We've also thought about some simple rules for digital object components (and information packages), as well.  Once an archivist clicks the 'Finalize Arrangement' button, Archivematica will create a SIP for the materials associated with a given archival object and commence its Ingest procedures, which may result in the creation of preservation copies (or OCR text).  Based upon this:
  • If there is only one file, it will be deposited to DSpace as individual bitstreams.
  • If there is more than one file and/or a folder (including derivatives produced by Archivematica), everything in the digital object component will be included in a single .zip file (perhaps using the digital object component title) that will be deposited to DSpace.
  • Additional components of the AIP produced by Archivematica (the logs folder, metadata folder, and METS file) will be packaged in a .zip file and deposited as an additional digital object component (perhaps with some default file name).
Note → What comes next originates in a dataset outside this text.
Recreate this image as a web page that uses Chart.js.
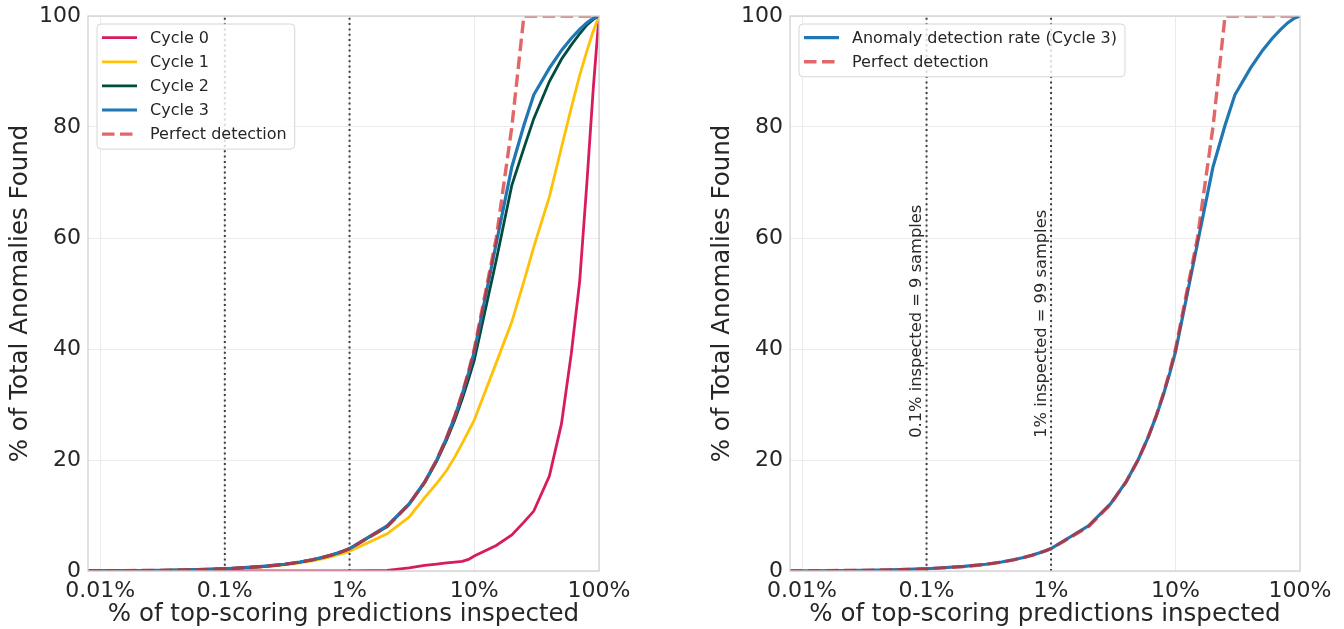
<!DOCTYPE html>
<html>
<head>
<meta charset="utf-8">
<script src="https://cdn.jsdelivr.net/npm/chart.js@4.4.1/dist/chart.umd.min.js"></script>
<style>
  html, body { margin: 0; padding: 0; background: #ffffff; }
  #wrap { position: relative; width: 1344px; height: 629px; overflow: hidden; background: #ffffff; }
  canvas { position: absolute; top: 0; }
  #left { left: 0; }
  #right { left: 702px; }
</style>
</head>
<body>
<div id="wrap">
  <canvas id="left" width="672" height="629"></canvas>
  <canvas id="right" width="642" height="629"></canvas>
</div>
<script>
// % of top-scoring predictions inspected (x positions shared by every curve)
const pctInspected = [
  0.008, 0.01, 0.02, 0.03, 0.04, 0.05, 0.06, 0.07, 0.08, 0.09,
  0.1, 0.2, 0.3, 0.4, 0.5, 0.6, 0.7, 0.8, 0.9,
  1, 2, 3, 4, 5, 6, 7, 8, 9,
  10, 15, 20, 25, 30, 40, 50, 60, 70, 80, 90, 100
];

// % of total anomalies found, per active-learning cycle
const cycle0 = [
  0, 0, 0, 0, 0, 0, 0, 0, 0, 0,
  0, 0.01, 0.01, 0.01, 0.02, 0.02, 0.02, 0.03, 0.03,
  0.04, 0.12, 0.55, 1.0, 1.25, 1.45, 1.6, 1.75, 2.1,
  2.7, 4.6, 6.5, 8.8, 10.8, 17.1, 26.5, 39.2, 52.2, 70.0, 87.0, 100
];
const cycle1 = [
  0.03, 0.04, 0.08, 0.12, 0.16, 0.2, 0.23, 0.27, 0.31, 0.35,
  0.38, 0.76, 1.12, 1.48, 1.84, 2.2, 2.55, 2.9, 3.22,
  3.55, 6.7, 9.7, 13.2, 15.8, 18.1, 20.6, 23.0, 25.2,
  27.2, 37.5, 44.9, 52.2, 58.4, 67.4, 76.3, 83.5, 89.3, 93.7, 97.3, 100
];
const cycle2 = [
  0.03, 0.04, 0.08, 0.12, 0.16, 0.2, 0.24, 0.28, 0.32, 0.36,
  0.4, 0.8, 1.2, 1.6, 2.0, 2.4, 2.8, 3.2, 3.6,
  4.0, 8.0, 12.0, 15.9, 19.8, 23.6, 27.3, 31.0, 34.6,
  38.0, 56.0, 69.5, 76.2, 81.5, 88.2, 92.2, 94.8, 96.8, 98.4, 99.4, 100
];
const cycle3 = [
  0.03, 0.04, 0.08, 0.12, 0.16, 0.2, 0.24, 0.28, 0.33, 0.37,
  0.41, 0.82, 1.22, 1.62, 2.02, 2.42, 2.83, 3.23, 3.63,
  4.05, 8.15, 12.1, 16.05, 20.0, 24.0, 27.9, 31.8, 35.7,
  39.5, 59.0, 72.8, 80.3, 85.8, 90.6, 93.8, 96.0, 97.6, 98.8, 99.6, 100
];
const perfect = [
  0.03, 0.04, 0.08, 0.12, 0.16, 0.2, 0.24, 0.28, 0.32, 0.36,
  0.4, 0.8, 1.2, 1.6, 2.0, 2.4, 2.8, 3.2, 3.6,
  4, 8, 12, 16, 20, 24, 28, 32, 36,
  40, 60, 80, 100, 100, 100, 100, 100, 100, 100, 100, 100
];

// Reference budgets marked with vertical dotted lines
const markerPcts = [0.1, 1];
const markerNotes = ['0.1% inspected = 9 samples', '1% inspected = 99 samples'];
const markerNoteY = 24;

// Axis ticks
const xTickValues = [0.01, 0.1, 1, 10, 100];
const xTickLabels = ['0.01%', '0.1%', '1%', '10%', '100%'];
const yTickValues = [0, 20, 40, 60, 80, 100];

const INK = '#262626';
const FONT = '"DejaVu Sans", sans-serif';
Chart.defaults.font.family = FONT;
Chart.defaults.color = INK;

const toPoints = ys => pctInspected.map((x, i) => ({ x: x, y: ys[i] }));

function lineSet(label, ys, color, width, order, dash) {
  return {
    label: label,
    data: toPoints(ys),
    borderColor: color,
    backgroundColor: color,
    borderWidth: width,
    borderDash: dash || [],
    pointRadius: 0,
    pointHoverRadius: 0,
    tension: 0,
    fill: false,
    clip: 0,
    order: order
  };
}

function markerSets() {
  return markerPcts.map(p => ({
    label: '',
    data: [{ x: p, y: 0 }, { x: p, y: 100 }],
    borderColor: 'rgba(30,30,30,0.85)',
    borderWidth: 2,
    borderDash: [2, 3.3],
    pointRadius: 0,
    pointHoverRadius: 0,
    clip: 0,
    order: 10,
    isMarker: true
  }));
}

// Plot frame drawn on top of the data, like axis spines
const framePlugin = {
  id: 'plotFrame',
  afterDatasetsDraw(chart) {
    const { ctx, chartArea: a } = chart;
    ctx.save();
    ctx.strokeStyle = '#d0d0d0';
    ctx.lineWidth = 1.25;
    ctx.strokeRect(a.left, a.top, a.right - a.left, a.bottom - a.top);
    ctx.restore();
  }
};

// Framed legend inside the top-left corner of the plot
const boxLegendPlugin = {
  id: 'boxLegend',
  afterDraw(chart) {
    const { ctx, chartArea: a } = chart;
    const items = chart.data.datasets
      .filter(d => !d.isMarker)
      .sort((p, q) => p.legendRank - q.legendRank);
    ctx.save();
    ctx.font = '16px ' + FONT;
    const maxW = Math.max(...items.map(d => ctx.measureText(d.label).width));
    const x0 = a.left + 9, y0 = a.top + 8;
    const w = 53 + maxW + 8;
    const rowGap = 24.1;
    const h = 13.7 + (items.length - 1) * rowGap + 15;
    ctx.beginPath();
    ctx.roundRect(x0, y0, w, h, 4);
    ctx.fillStyle = 'rgba(255,255,255,0.8)';
    ctx.fill();
    ctx.strokeStyle = '#d6d6d6';
    ctx.lineWidth = 1;
    ctx.stroke();
    items.forEach((d, i) => {
      const cy = y0 + 13.7 + i * rowGap;
      ctx.beginPath();
      ctx.setLineDash(d.borderDash || []);
      ctx.strokeStyle = d.borderColor;
      ctx.lineWidth = d.borderWidth;
      ctx.moveTo(x0 + 5, cy);
      ctx.lineTo(x0 + 40, cy);
      ctx.stroke();
      ctx.setLineDash([]);
      ctx.fillStyle = INK;
      ctx.textAlign = 'left';
      ctx.textBaseline = 'middle';
      ctx.fillText(d.label, x0 + 53, cy + 1);
    });
    ctx.restore();
  }
};

// Rotated notes beside the dotted budget lines
const markerNotePlugin = {
  id: 'markerNotes',
  afterDatasetsDraw(chart) {
    const { ctx } = chart;
    const xs = chart.scales.x, ys = chart.scales.y;
    ctx.save();
    ctx.font = '16.3px ' + FONT;
    ctx.fillStyle = '#2a2a2a';
    markerPcts.forEach((p, i) => {
      const px = xs.getPixelForValue(p) - 5.5;
      const py = ys.getPixelForValue(markerNoteY);
      ctx.save();
      ctx.translate(px, py);
      ctx.rotate(-Math.PI / 2);
      ctx.textAlign = 'left';
      ctx.textBaseline = 'alphabetic';
      ctx.fillText(markerNotes[i], 0, 0);
      ctx.restore();
    });
    ctx.restore();
  }
};

function axesOptions(rightPad) {
  return {
    responsive: false,
    animation: false,
    events: [],
    layout: { padding: { top: 16, right: rightPad, left: 0, bottom: 0 } },
    plugins: { legend: { display: false }, tooltip: { enabled: false } },
    scales: {
      x: {
        type: 'logarithmic',
        min: 0.008,
        max: 100,
        afterBuildTicks: s => { s.ticks = xTickValues.map(v => ({ value: v })); },
        afterFit: s => { s.height = 58; s.paddingLeft = 0; s.paddingRight = 0; },
        ticks: {
          autoSkip: false,
          maxRotation: 0,
          padding: 7,
          color: INK,
          font: { size: 22 },
          callback: (v) => xTickLabels[xTickValues.indexOf(v)]
        },
        grid: { color: '#ebebeb', lineWidth: 1, drawTicks: false },
        border: { display: false },
        title: {
          display: true,
          text: '% of top-scoring predictions inspected',
          color: INK,
          font: { size: 24.5 },
          padding: { top: 0, bottom: 0 }
        }
      },
      y: {
        type: 'linear',
        min: 0,
        max: 100,
        afterBuildTicks: s => { s.ticks = yTickValues.map(v => ({ value: v })); },
        afterFit: s => { s.width = 88; s.paddingTop = 0; s.paddingBottom = 0; },
        ticks: { padding: 7, color: INK, font: { size: 22 } },
        grid: { color: '#ebebeb', lineWidth: 1, drawTicks: false },
        border: { display: false },
        title: {
          display: true,
          text: '% of Total Anomalies Found',
          color: INK,
          font: { size: 24.5 },
          padding: { top: 6, bottom: 0 }
        }
      }
    }
  };
}

const COLORS = {
  c0: '#D81B60',
  c1: '#FFC107',
  c2: '#004D40',
  c3: '#1F77B4',
  perfect: 'rgba(214,39,40,0.7)'
};

// Left panel: all cycles
const leftSets = [
  Object.assign(lineSet('Perfect detection', perfect, COLORS.perfect, 3.4, 0, [12.5, 5.5]), { legendRank: 4 }),
  Object.assign(lineSet('Cycle 3', cycle3, COLORS.c3, 3.2, 1), { legendRank: 3 }),
  Object.assign(lineSet('Cycle 2', cycle2, COLORS.c2, 2.8, 2), { legendRank: 2 }),
  Object.assign(lineSet('Cycle 1', cycle1, COLORS.c1, 2.8, 3), { legendRank: 1 }),
  Object.assign(lineSet('Cycle 0', cycle0, COLORS.c0, 2.8, 4), { legendRank: 0 })
].concat(markerSets());

new Chart(document.getElementById('left'), {
  type: 'line',
  data: { datasets: leftSets },
  options: axesOptions(73),
  plugins: [framePlugin, boxLegendPlugin]
});

// Right panel: latest cycle with annotated budgets
const rightSets = [
  Object.assign(lineSet('Perfect detection', perfect, COLORS.perfect, 3.4, 0, [12.5, 5.5]), { legendRank: 1 }),
  Object.assign(lineSet('Anomaly detection rate (Cycle 3)', cycle3, COLORS.c3, 3.2, 1), { legendRank: 0 })
].concat(markerSets());

new Chart(document.getElementById('right'), {
  type: 'line',
  data: { datasets: rightSets },
  options: axesOptions(44),
  plugins: [framePlugin, markerNotePlugin, boxLegendPlugin]
});
</script>
</body>
</html>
The Bentley would want this content to be be inaccessible to the general public (and ‘not published’ within the ASpace digital object record).
After Ingest processes are complete and the content has been deposited to DSpace, information will be written back to the ASpace digital object record.  The main (i.e., 'top level') digital object would by default inherit the title and/or date of the associated archival object, employ the DSpace handle for File URI (as well as identifier? TBD…), and have an extent (in bytes) that represents all associated content.  PREMIS rights information could also be written to the digital object record, though we'd love to hear from folks with thoughts about this (for instance, would the associated archival object be a more suitable location?).

The digital object components (i.e., each specific grouping of content as well as the Archivematica logs and metadata) would then be added as children of the main digital object record: 

 
The digital object component records might also include extent information, more specific rights information, or...???

It's been exciting to think about the possibilities of ASpace's digital object record, but the fairly wide-open nature of the endeavor is also daunting, as there's no established best practices to fall back on.  What do you think?  How are (or would) you proceed?  We'd love to get your feedback and/or reactions!